In case of a drilling rod, in order to prevent the drilling rod from being bended due to the heat treatment, it is required to perform the heat treatment with the long drilling rod having a length of, for example, 4 meters to 5 meters suspended, and a large sized heat treatment furnace is required.
Further, since the drilling rod is long, there are problems also in handling such as moving of the drilling rod.
As another manufacturing method, as shown in a schematic view of FIG. 2A, there has been a method where a stem portion A and a thread portion B are separately manufactured as separate components, and they are then joined with each other by a friction welding, so as to be integrated.
In this manufacturing method, following advantages may be obtained. Firstly, it is possible to perform threading on a short material for the thread portion, and therefore the threading is easy. Further, large-sized heat treatment equipment is not required for strengthening the thread portion, unlike a case of performing the heat treatment on a long material having a seamlessly continuous integrated structure.
However, in this manufacturing method, the following unique problems occur.
In the friction welding, the stem portion and the thread portion are matched with each other in an axial direction, with a pressure being applied, and both portions are relatively rotated so as to be joined with each other by friction heat. In this case, generated heat causes a sudden rise in temperature at and around the joint portion as shown in FIG. 2B, and raises, particularly, the temperature of the joint portion, up to 1200 degrees (° C.) or more.
Next, the friction welded portion is air-cooled, such that the vicinity of the joint portion, specifically, a portion whose temperature has risen to a high temperature is cooled from a temperature which is below the quenching temperature. As a result, that portion becomes softer since the hardness of that portion is undesirably lowered (see FIG. 2C).

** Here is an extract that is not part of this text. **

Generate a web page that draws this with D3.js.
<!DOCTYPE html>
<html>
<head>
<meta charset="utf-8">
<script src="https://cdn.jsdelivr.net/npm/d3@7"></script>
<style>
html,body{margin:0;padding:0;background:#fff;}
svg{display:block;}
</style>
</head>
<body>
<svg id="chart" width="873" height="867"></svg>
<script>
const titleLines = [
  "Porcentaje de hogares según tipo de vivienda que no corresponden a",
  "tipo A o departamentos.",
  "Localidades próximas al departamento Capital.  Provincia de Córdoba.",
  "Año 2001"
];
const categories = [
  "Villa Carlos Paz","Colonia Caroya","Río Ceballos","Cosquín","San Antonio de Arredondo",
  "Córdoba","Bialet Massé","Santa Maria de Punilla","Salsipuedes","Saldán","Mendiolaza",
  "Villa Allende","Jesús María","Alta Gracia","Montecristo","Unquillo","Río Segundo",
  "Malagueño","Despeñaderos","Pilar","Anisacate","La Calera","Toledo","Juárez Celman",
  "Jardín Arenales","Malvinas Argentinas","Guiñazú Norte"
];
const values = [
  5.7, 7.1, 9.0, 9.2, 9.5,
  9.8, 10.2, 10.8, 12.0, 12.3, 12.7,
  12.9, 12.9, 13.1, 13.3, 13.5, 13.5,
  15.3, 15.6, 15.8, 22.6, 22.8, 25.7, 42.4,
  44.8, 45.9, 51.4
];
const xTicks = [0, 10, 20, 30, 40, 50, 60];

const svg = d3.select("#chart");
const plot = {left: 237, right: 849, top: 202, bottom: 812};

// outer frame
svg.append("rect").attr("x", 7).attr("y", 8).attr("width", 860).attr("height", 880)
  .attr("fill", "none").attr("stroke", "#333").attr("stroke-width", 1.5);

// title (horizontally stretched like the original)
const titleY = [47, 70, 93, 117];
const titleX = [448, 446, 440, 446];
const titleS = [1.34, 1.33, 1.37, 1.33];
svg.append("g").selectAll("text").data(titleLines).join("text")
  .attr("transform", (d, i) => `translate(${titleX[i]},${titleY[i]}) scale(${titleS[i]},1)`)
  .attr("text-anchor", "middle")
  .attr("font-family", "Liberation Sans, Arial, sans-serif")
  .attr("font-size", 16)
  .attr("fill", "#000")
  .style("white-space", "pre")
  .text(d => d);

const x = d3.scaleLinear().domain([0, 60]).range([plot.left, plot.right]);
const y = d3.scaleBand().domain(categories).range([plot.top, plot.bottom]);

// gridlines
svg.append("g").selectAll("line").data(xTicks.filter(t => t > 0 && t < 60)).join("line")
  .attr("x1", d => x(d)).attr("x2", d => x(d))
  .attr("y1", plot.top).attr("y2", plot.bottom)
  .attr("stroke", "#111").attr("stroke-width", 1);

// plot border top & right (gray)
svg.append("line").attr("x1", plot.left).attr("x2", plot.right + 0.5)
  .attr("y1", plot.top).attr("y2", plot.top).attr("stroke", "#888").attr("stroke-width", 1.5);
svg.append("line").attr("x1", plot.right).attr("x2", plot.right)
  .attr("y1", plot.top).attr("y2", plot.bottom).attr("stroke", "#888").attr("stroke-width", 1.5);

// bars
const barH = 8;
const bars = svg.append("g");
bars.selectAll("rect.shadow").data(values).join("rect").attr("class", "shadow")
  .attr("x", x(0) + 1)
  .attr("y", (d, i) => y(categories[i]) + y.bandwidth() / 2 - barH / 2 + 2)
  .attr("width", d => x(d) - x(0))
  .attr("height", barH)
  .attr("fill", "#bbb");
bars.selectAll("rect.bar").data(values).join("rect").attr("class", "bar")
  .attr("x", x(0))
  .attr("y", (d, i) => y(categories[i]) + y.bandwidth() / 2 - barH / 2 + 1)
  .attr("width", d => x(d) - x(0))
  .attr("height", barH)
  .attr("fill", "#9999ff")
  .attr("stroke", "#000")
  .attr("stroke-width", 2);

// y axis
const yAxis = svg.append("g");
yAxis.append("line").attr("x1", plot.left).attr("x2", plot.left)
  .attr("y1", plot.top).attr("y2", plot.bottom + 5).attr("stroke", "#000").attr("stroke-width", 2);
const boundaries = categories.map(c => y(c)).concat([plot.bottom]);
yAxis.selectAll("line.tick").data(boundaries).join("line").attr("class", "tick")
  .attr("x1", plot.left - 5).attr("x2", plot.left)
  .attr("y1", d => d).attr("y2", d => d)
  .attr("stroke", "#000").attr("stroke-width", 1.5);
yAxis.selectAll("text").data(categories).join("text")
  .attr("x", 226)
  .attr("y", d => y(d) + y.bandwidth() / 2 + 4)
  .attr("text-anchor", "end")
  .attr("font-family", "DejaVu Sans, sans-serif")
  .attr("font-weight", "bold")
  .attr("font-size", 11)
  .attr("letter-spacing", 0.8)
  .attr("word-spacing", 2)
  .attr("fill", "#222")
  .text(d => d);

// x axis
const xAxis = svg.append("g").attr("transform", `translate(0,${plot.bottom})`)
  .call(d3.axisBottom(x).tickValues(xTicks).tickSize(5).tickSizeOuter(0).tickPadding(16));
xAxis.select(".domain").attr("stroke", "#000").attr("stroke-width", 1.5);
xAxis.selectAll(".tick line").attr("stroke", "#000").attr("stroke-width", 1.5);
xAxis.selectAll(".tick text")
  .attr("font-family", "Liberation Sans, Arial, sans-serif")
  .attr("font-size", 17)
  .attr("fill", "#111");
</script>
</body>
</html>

That is, the hardness of that portion undesirably becomes lower than that of a portion which has not been influenced by the heat.
As described above, in the manufacturing method where the stem portion and the thread portion formed separately from each other are joined with each other by friction welding so as to be integrated, in order to secure characteristics (hardness) when the thread is subject to carburizing and quenching (or nitrocarburizing and quenching) so as to achieve high strength, materials containing a low amount of Cr and a high amount of Ni is applied. However, particularly in the case of these materials, during joining by friction welding, hardness around the joint portion becomes so low that the life of hollow drilling rods is shorten because a low-hardness portion becomes the origin to break.

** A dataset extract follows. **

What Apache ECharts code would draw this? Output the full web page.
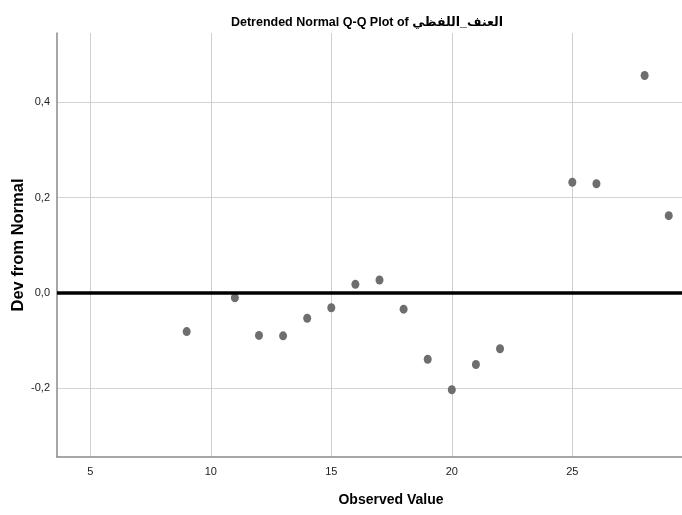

In order to prevent this low-hardness portion from being generated to be a weak portion in terms of strength, it is effective to perform carburizing and quenching on the drilling rod throughout the entire length thereof after the joining. However, in this case, since a heat treatment is necessarily performed on the long drilling rod, large-sized heat treatment equipment is required. Therefore, the same problems as those in a case of manufacturing a drilling rod in a seamless continuous integral structure occur.
Incidentally, solutions in which a low-hardness portion is generated by friction welding so as to be a weak portion in terms of strength are disclosed in JP-T-2000-503903, JP-T-2000-513057, and JP-T-2001-502021.
Those solutions disclosed in these documents describe preventing a hardness around a joint portion from lowering greatly by friction welding, in order to achieve manufacturing it without a heat treatment such as carburizing after friction welding. In terms of this point, objects of those solutions are the same as an object of the present invention. However, those technologies disclosed in JP-T-2000-503903, JP-T-2000-513057, and JP-T-2001-502021 are different from the present invention in terms that, since carburizing or nitrocarburizing is performed on a thread portion to achieve high strength, steels disclosed therein contain a low amount of Cr (1.50% or less of Cr) and a high amount of Ni (0.5% or more of Ni).